COLOMBO (Reuters) – A Sri Lanka government-appointed committee on Monday said the crisis-hit country’s central bank and finance ministry must form a team to seek urgent international financial assistance as its economy reels under a foreign currency shortage.
The South Asian island of 22 million people last week said it would go to the International Monetary Fund (IMF) to help solve its worst economic crisis in years.
The country has struggled to pay for critical imports including fuel, food and medicines in recent weeks as its foreign exchange reserves dry up.
“The technical team should immediately come up with a reform programme to propose international financial assistance,” the 16-member advisory committee said in a press release issued by President Gotabaya Rajapaksa’s office.
The President’s office said the Advisory Committee on March 21 presented the following proposals:
1. Immediate appointment of a Technical Team consisting of officials representing the Central Bank and the Treasury to formulate programmes proposing international financial assistance.
2. Appointment of a financial advisor immediately and a legal advisor.
3. The Technical Team should immediately come up with a reform programme to propose international financial assistance.
4. Identify an expert team to assist the Finance Minister.
5. Focus on confidence-building measures after solving supply related issues.

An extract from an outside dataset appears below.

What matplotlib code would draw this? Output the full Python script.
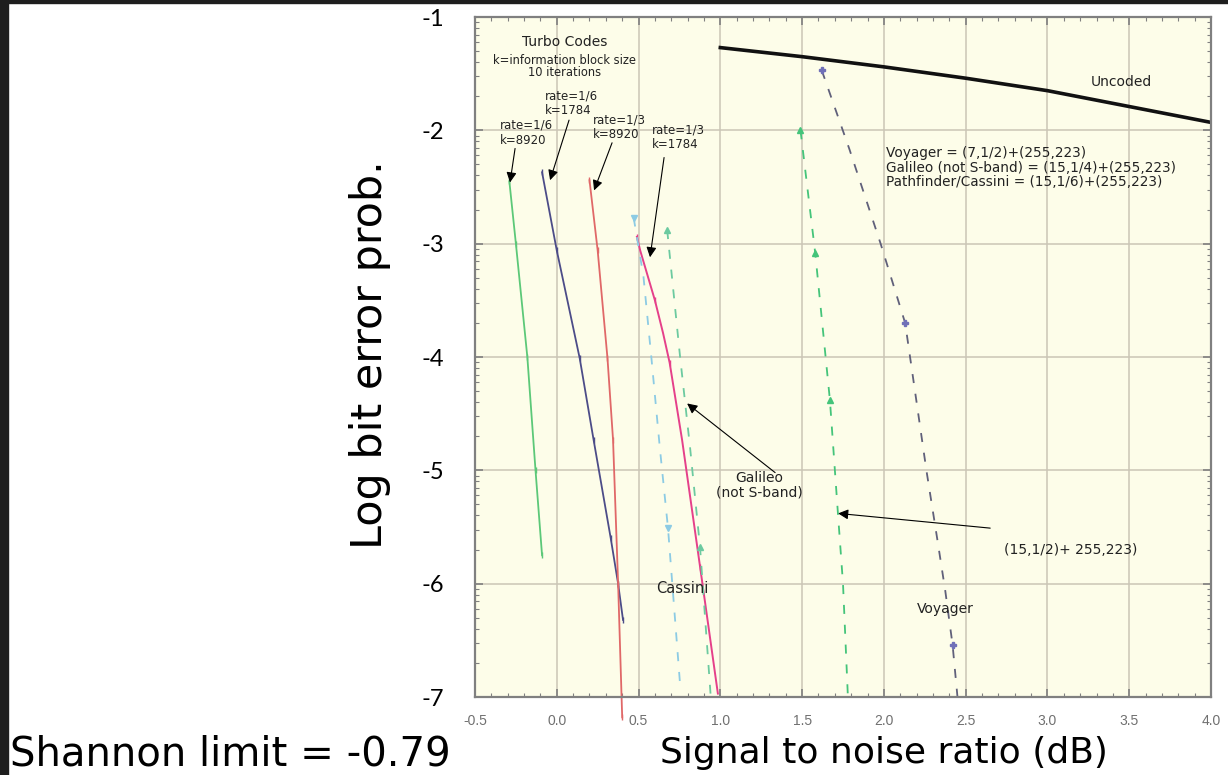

The committee had also recommended long-term measures.
Sri Lanka has to repay about $4 billion worth of debt this year, including a $1 billion international sovereign bond maturing in July. But its reserves dipped to $2.31 billion as of end February, down around 70% from two years ago.
“The foreign exchange crisis is the main reason for this situation,” said the committee, appointed this month to assist Rajapaksa’s administration.
It added that financial and legal advisors should also be immediately appointed, alongside an expert team to help the country’s finance minister, who is headed to Washington DC next month to hold talks with the IMF.
A group of the largest holders of Sri Lanka’s international bonds have hired law firm White & Case for advice, sources said last week, as markets prepare for an impending debt restructuring.